Di wilayah lain, seperti beberapa adat di Sumatera atau Kalimantan, ari-ari sering dikuburkan di halaman rumah, tepat di sebelah kiri atau kanan pintu masuk utama. Lokasi ini dipilih agar energi ari-ari tetap 'dekat' dengan rumah dan sang anak, menjamin perlindungan spiritual dari leluhur atau penjaga alam. Ada pula yang menguburkannya di dekat sumur atau sumber air, melambangkan harapan agar rezeki anak tersebut mengalir lancar seperti air.

Sebelum dikubur, ari-ari biasanya dibersihkan terlebih dahulu dengan hati-hati, kemudian dibungkus menggunakan kain mori putih atau wadah tradisional seperti batok kelapa, anyaman bambu, atau periuk tanah. Pembungkusan ini bertujuan menjaga kesucian dan mencegah energi negatif memengaruhi bayi yang baru lahir.

Rangkaian Ritual dan Doa

Proses penguburan seringkali melibatkan ritual kecil yang dipimpin oleh anggota keluarga tertua atau dukun/pemangku adat setempat. Ritual ini tidak hanya sekadar menanam, tetapi juga disertai dengan pemanjatan doa dan harapan. Doa-doa ini umumnya memohon agar bayi tumbuh menjadi pribadi yang sehat, memiliki budi pekerti luhur, dan selalu berada dalam lindungan Tuhan atau roh nenek moyang.

Beberapa tradisi juga menyertakan penanaman bunga-bunga tertentu atau menaruh sesajen sederhana di atas kuburan ari-ari. Ini adalah bentuk ucapan terima kasih kepada bumi yang telah 'menerima' bagian dari tubuh bayi tersebut. Ada pula kepercayaan bahwa jika ari-ari tidak dikubur dengan benar, si anak rentan sakit-sakitan atau mudah diganggu roh halus karena 'saudara kembarnya' tidak beristirahat dengan tenang.

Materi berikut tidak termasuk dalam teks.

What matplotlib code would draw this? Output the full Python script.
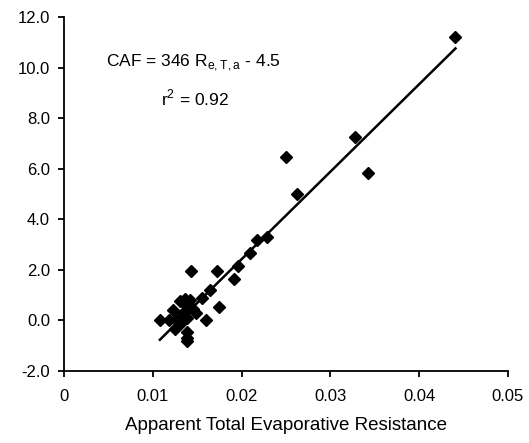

Ari-Ari sebagai Penanda Identitas

Ritual adat mengubur ari-ari adalah pengakuan bahwa manusia adalah bagian integral dari alam semesta. Ari-ari yang ditanam di bumi adalah simbol ikatan pertama antara anak dengan tanah kelahirannya. Ini menanamkan rasa memiliki dan tanggung jawab terhadap lingkungan sejak dini, meskipun hal ini mungkin tidak disadari secara eksplisit oleh sang bayi saat itu.

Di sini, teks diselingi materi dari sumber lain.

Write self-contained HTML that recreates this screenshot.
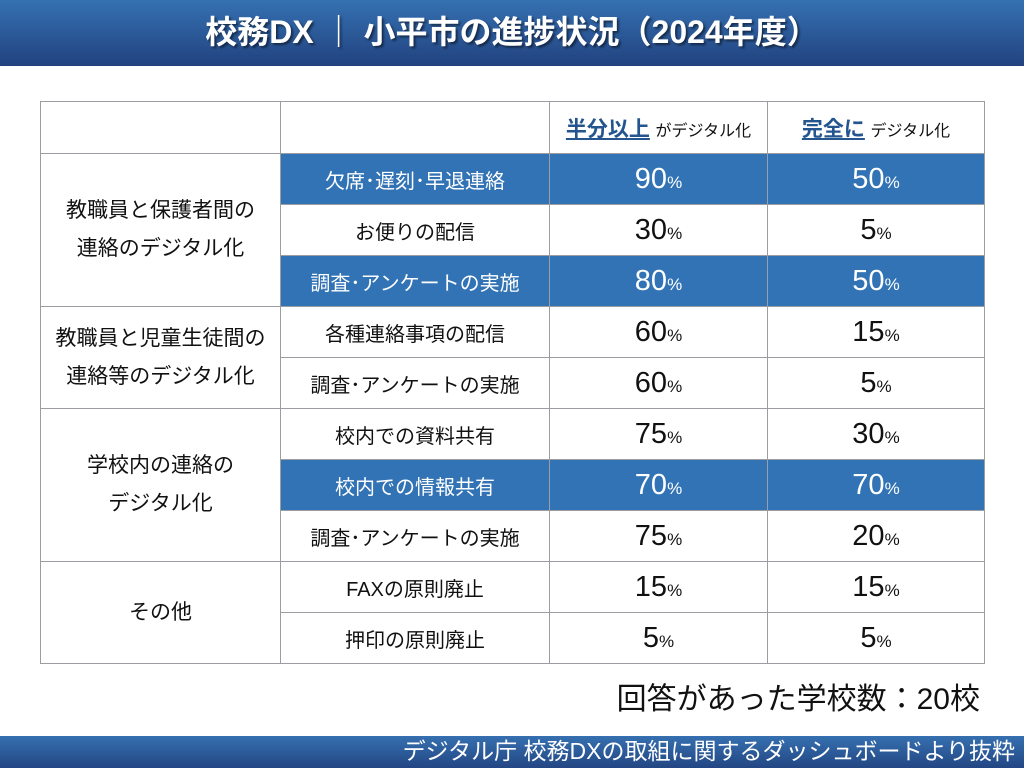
<!DOCTYPE html>
<html><head><meta charset="utf-8"><style>
body{margin:0;width:1024px;height:768px;position:relative;background:#fff;font-family:"Liberation Sans","Noto Sans CJK JP",sans-serif;overflow:hidden}
.hdr{position:absolute;left:0;top:0;width:1024px;height:66px;background:linear-gradient(#3571b2,#22427f);color:#fff;font-weight:bold;font-size:32px;text-align:center;line-height:64px;text-shadow:2px 2px 2px rgba(0,0,0,.5)}
table{position:absolute;left:40px;top:101px;border-collapse:collapse;table-layout:fixed}
td{border:1px solid #9a9ea3;text-align:center;font-size:20px;height:50px;padding:0;color:#111}
tr.h td{height:51px}
.b td.s{background:#3273b5;color:#fff;border-color:#9a9ea3}
.n{font-size:29px}
.n small{font-size:17px}
.u{color:#24558f;font-weight:bold;text-decoration:underline;font-size:21px}
.sm{font-size:16px}
.l{font-size:21px;line-height:38px}
.cnt{position:absolute;right:44px;top:674px;font-size:30px;color:#111}
.ftr{position:absolute;left:0;top:736px;width:1024px;height:32px;background:linear-gradient(#3670b0,#234683);color:#fff;font-size:23px;line-height:31px;text-align:right;box-sizing:border-box;padding-right:9px}
</style></head><body>
<div class="hdr">校務DX ｜ 小平市の進捗状況（2024年度）</div>
<table>
<colgroup><col style="width:240px"><col style="width:269px"><col style="width:218px"><col style="width:217px"></colgroup>
<tr class="h"><td></td><td></td><td><span class="u">半分以上</span> <span class="sm">がデジタル化</span></td><td><span class="u">完全に</span> <span class="sm">デジタル化</span></td></tr>
<tr class="b"><td rowspan="3" class="l">教職員と保護者間の<br>連絡のデジタル化</td><td class="s">欠席･遅刻･早退連絡</td><td class="s n">90<small>%</small></td><td class="s n">50<small>%</small></td></tr>
<tr><td>お便りの配信</td><td class="n">30<small>%</small></td><td class="n">5<small>%</small></td></tr>
<tr class="b"><td class="s">調査･アンケートの実施</td><td class="s n">80<small>%</small></td><td class="s n">50<small>%</small></td></tr>
<tr><td rowspan="2" class="l">教職員と児童生徒間の<br>連絡等のデジタル化</td><td>各種連絡事項の配信</td><td class="n">60<small>%</small></td><td class="n">15<small>%</small></td></tr>
<tr><td>調査･アンケートの実施</td><td class="n">60<small>%</small></td><td class="n">5<small>%</small></td></tr>
<tr><td rowspan="3" class="l">学校内の連絡の<br>デジタル化</td><td>校内での資料共有</td><td class="n">75<small>%</small></td><td class="n">30<small>%</small></td></tr>
<tr class="b"><td class="s">校内での情報共有</td><td class="s n">70<small>%</small></td><td class="s n">70<small>%</small></td></tr>
<tr><td>調査･アンケートの実施</td><td class="n">75<small>%</small></td><td class="n">20<small>%</small></td></tr>
<tr><td rowspan="2" class="l">その他</td><td>FAXの原則廃止</td><td class="n">15<small>%</small></td><td class="n">15<small>%</small></td></tr>
<tr><td>押印の原則廃止</td><td class="n">5<small>%</small></td><td class="n">5<small>%</small></td></tr>
</table>
<div class="cnt">回答があった学校数：20校</div>
<div class="ftr">デジタル庁 校務DXの取組に関するダッシュボードより抜粋</div>
</body></html>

Seiring modernisasi, banyak keluarga yang kini mengurangi ritual ini atau menggantinya dengan cara yang lebih sederhana. Namun, di banyak komunitas, tradisi ini tetap dijaga ketat sebagai penanda identitas budaya dan penghormatan terhadap siklus kehidupan yang sakral. Melestarikan adat mengubur ari-ari adalah upaya menjaga memori kolektif tentang bagaimana kehidupan baru disambut dengan penuh hormat dan filosofi mendalam.